Retype only what runs from the first line of the listing to the line holding "const seriesNames = ['log(|u-u^h|)', 'slope", both included. Do not retype the pictures.

═════ RECORDED DATA

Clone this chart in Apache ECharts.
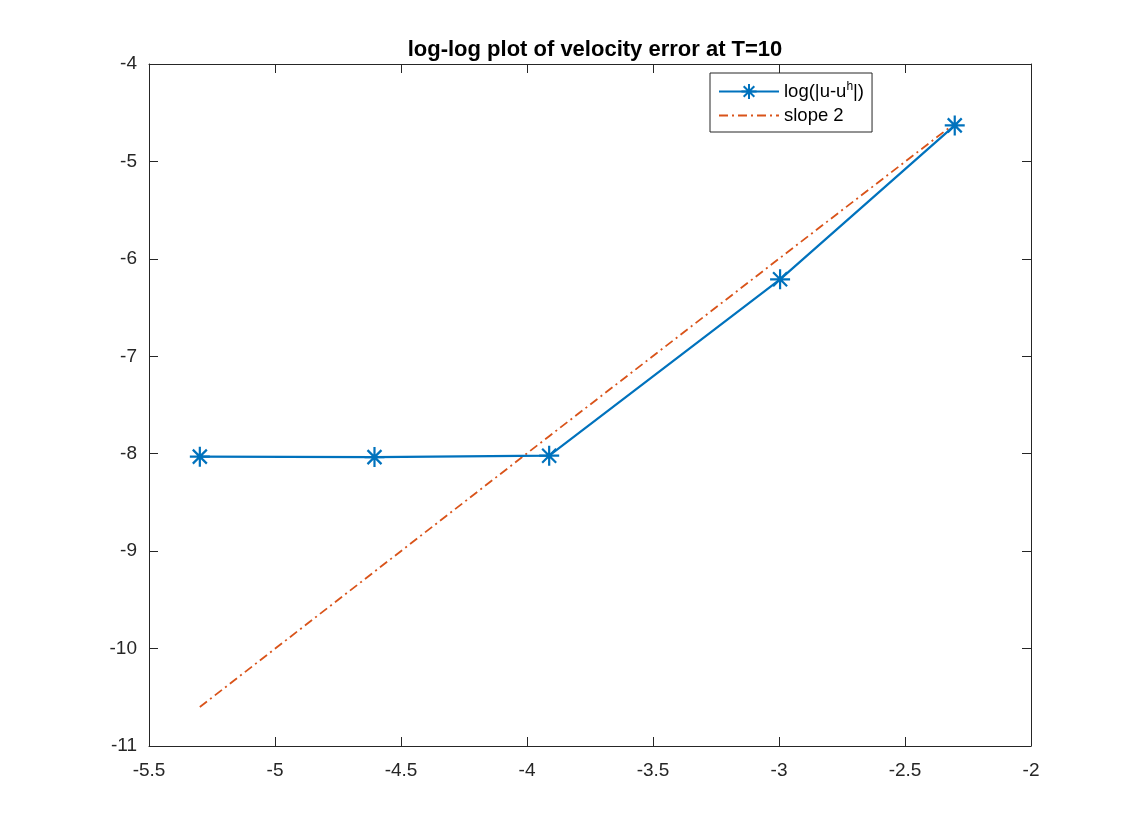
<!DOCTYPE html>
<html><head><meta charset="utf-8">
<script src="https://cdn.jsdelivr.net/npm/echarts@6/dist/echarts.min.js"></script>
<style>html,body{margin:0;padding:0;background:#fff}#c{width:1140px;height:840px}</style>
</head><body><div id="c"></div>
<script>
const xLog = [-5.2983, -4.6052, -3.9120, -2.9957, -2.3026];
const errVals = [-8.03, -8.035, -8.02, -6.21, -4.63];
const slopeVals = [-10.6, -9.21, -7.82, -5.99, -4.61];
const xTicks = { min: -5.5, max: -2, interval: 0.5 };
const yTicks = { min: -11, max: -4, interval: 1 };
const titleText = 'log-log plot of velocity error at T=10';
const seriesNames = ['log(|u-u^h|)', 'slope 2'];

const font = 'Liberation Sans, Arial, Helvetica, sans-serif';
const star = 'path://M0,-10L0,10M-10,0L10,0M-7,-7L7,7M-7,7L7,-7';
const axisCommon = {
  type: 'value',
  axisLine: { show: true, onZero: false, lineStyle: { color: '#262626', width: 1 } },
  axisTick: { show: true, inside: true, length: 9, lineStyle: { color: '#262626' } },
  splitLine: { show: false },
  axisLabel: { color: '#262626', fontSize: 19, fontFamily: font }
};
const chart = echarts.init(document.getElementById('c'));
chart.setOption({
  animation: false,
  backgroundColor: '#fff',
  title: { text: titleText, left: 590, textAlign: 'center', top: 34,
    textStyle: { fontSize: 22, fontWeight: 'bold', color: '#000', fontFamily: font } },
  grid: { left: 149, right: 109, top: 64, bottom: 94 },
  legend: {
    orient: 'vertical', left: 710, top: 73,
    backgroundColor: '#fff', borderColor: '#262626', borderWidth: 1,
    padding: [8, 8, 7, 8], itemWidth: 60, itemHeight: 19, itemGap: 5,
    data: [
      { name: seriesNames[0] },
      { name: seriesNames[1], itemStyle: { opacity: 0 } }
    ],
    formatter: function (n) { return n === seriesNames[0] ? 'log(|u-u{sup|h}|)' : n; },
    textStyle: { fontSize: 18.5, color: '#000', fontFamily: font,
      rich: { sup: { fontSize: 12, verticalAlign: 'top', padding: [0, 0, 9, 0], fontFamily: font, color: '#000' } } }
  },
  xAxis: [
    Object.assign({}, axisCommon, { min: xTicks.min, max: xTicks.max, interval: xTicks.interval, position: 'bottom',
      axisLabel: Object.assign({}, axisCommon.axisLabel, { margin: 15 }) }),
    Object.assign({}, axisCommon, { min: xTicks.min, max: xTicks.max, interval: xTicks.interval, position: 'top',
      axisLabel: { show: false } })
  ],
  yAxis: [
    Object.assign({}, axisCommon, { min: yTicks.min, max: yTicks.max, interval: yTicks.interval, position: 'left',
      axisLabel: Object.assign({}, axisCommon.axisLabel, { margin: 12 }) }),
    Object.assign({}, axisCommon, { min: yTicks.min, max: yTicks.max, interval: yTicks.interval, position: 'right',
      axisLabel: { show: false } })
  ],
  series: [
    {
      name: seriesNames[0], type: 'line',
      data: xLog.map((x, i) => [x, errVals[i]]),
      lineStyle: { color: '#0072BD', width: 2.2 },
      symbol: star, symbolSize: 20,
      itemStyle: { color: 'rgba(0,0,0,0)', borderColor: '#0072BD', borderWidth: 2.2 },
      z: 3
    },
    {
      name: seriesNames[1], type: 'line',
      data: xLog.map((x, i) => [x, slopeVals[i]]),
      lineStyle: { color: '#D95319', width: 1.8, type: [9, 4, 2, 4] },
      itemStyle: { color: '#D95319' },
      symbol: 'none', showSymbol: false,
      z: 2
    }
  ]
});
</script></body></html>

══════════

> **REPLY**:
Clone this chart in Apache ECharts.
<!DOCTYPE html>
<html><head><meta charset="utf-8">
<script src="https://cdn.jsdelivr.net/npm/echarts@6/dist/echarts.min.js"></script>
<style>html,body{margin:0;padding:0;background:#fff}#c{width:1140px;height:840px}</style>
</head><body><div id="c"></div>
<script>
const xLog = [-5.2983, -4.6052, -3.9120, -2.9957, -2.3026];
const errVals = [-8.03, -8.035, -8.02, -6.21, -4.63];
const slopeVals = [-10.6, -9.21, -7.82, -5.99, -4.61];
const xTicks = { min: -5.5, max: -2, interval: 0.5 };
const yTicks = { min: -11, max: -4, interval: 1 };
const titleText = 'log-log plot of velocity error at T=10';
const seriesNames = ['log(|u-u^h|)', 'slope 2'];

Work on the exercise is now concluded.